Directed by Veronika Franz and Severin Fiala
Richard Marsh (Richard Armitage) is an acclaimed non-fiction author whose focus has been on extreme Christian cults. Over the course of his research, he has fallen in love with Grace (Riley Keough), the sole survivor of a sect’s mass suicide. Consequently, he’s in the process of a divorce from his wife, Laura (Alicia Silverstone). Much to the outrage of his children, Aidan (Jaeden Lieberher) and Mia (Lia McHugh), Grace soon becomes Richard’s fiancé. They refuse to accept her as their stepmother. Given Grace’s baggage when it comes to her own relationship with family, this poses no small problem. They head to a remote lodge in the dead of winter to celebrate Christmas together. Soon, a blizzard descends. Inexplicable, terrifying things begin to happen.
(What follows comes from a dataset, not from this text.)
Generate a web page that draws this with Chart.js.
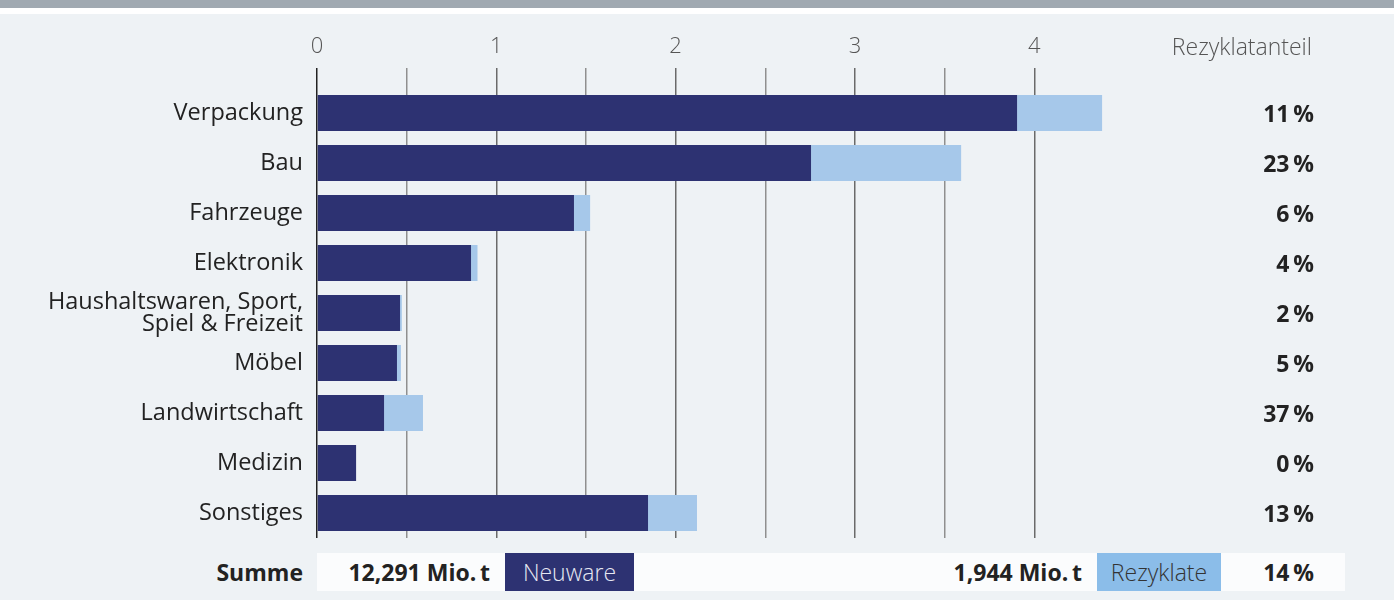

Directed by Alice Waddington
The dystopian, pink-toned Paradise Hills is where young women are sent to be reformed. Some are groomed for marriage, while others to be more feminine or compliant. It’s a catch-all conversion centre for unconventional and aberrant social behaviour conditioned by strict gender expectations. In this feature debut from Alice Waddington, nothing is as it seems and the soft pastel veneer conceals deep, dark and unexpected secrets. An all-star cast includes Emma Roberts, Eiza González, Danielle Macdonald and comedienne-rapper Awkwafina — not to mention Milla Jovovich.
Directed by Jimmy Henderson
Undercover cops have to work hard to keep their cover. Case in point: Chinese cop Xin (newcomer Gu Shangwei), out to bust cyber thieves in Cambodia, is arrested as part of a police raid and is quickly sent to prison. But it’s not just any prison he ends up in, its one at which the ruthless warden (Vithaya Pansringarm of ONLY GOD FORGIVES) sells prisoners as human prey for rich hunters looking for thrills in the Cambodian jungle. Thrown in with a mix of crooks and killers out to survive in any way possible, Xin must now outrun his hunters and stop them before they stop him dead in his tracks. He’s tough, he’s trained, he’s ready to fight, and he just needs to run like hell and find his way out of this before they find him.
Directed by Jovanka Vuckovic
Get ready for a bittersweet cocktail of DEGRASSI, punk rock and S. E Hinton. Scratch (BATES MOTEL’s Paloma Kwiatkowski) and her girlfriend Nat (JUMANJI: WELCOME TO THE JUNGLE’s Madison Iseman) fend for themselves with a band of friends and family in an alternative, mid-’90s, post-apocalyptic world in which the adult population has been decimated by a deadly plague. When Nat’s brother Jack (Alexandre Bourgeois) is captured by a rival gang led by the devious jock Jeremy (Munro Chambers of TURBO KID), the young punks must brave enemy territory and face off against an armed-to-the-teeth squadron of fascist jocks.
Directed by Hideo Nakata
In 1998, Sadako, one of the most frightening contemporary horror film characters, burst through screens and began haunting the dreams of filmgoers all over the world. Taken from universe of novelist Koji Suzuki, the “Japanese Stephen King”, and refined by filmmaker Hideo Nakata, this vengeful wraith caused the film RINGU to influence the entire genre for over a decade, in the East as well as the West. For his return to the helm of the franchise, Nakata has decided to double the stakes by adding a second Sadako to the mix.
Directed by Carlo Mirabella-Davis
Meek housewife Hunter (an utterly terrific Haley Bennett) struggles to find purpose and meaning – until she begins swallowing a variety of household objects. A film that will pique anxieties and turn stomachs, this is a surprisingly tender look at the echoes of abuse.
The Fantasia International Film Festival takes place in Montreal July 11 – August 1 2019, once again returning to the mammoth Concordia Hall Cinema as its main base, with additional screens at the Cinémathèque Québécoise, Cinéma du Musée and the McCord Museum.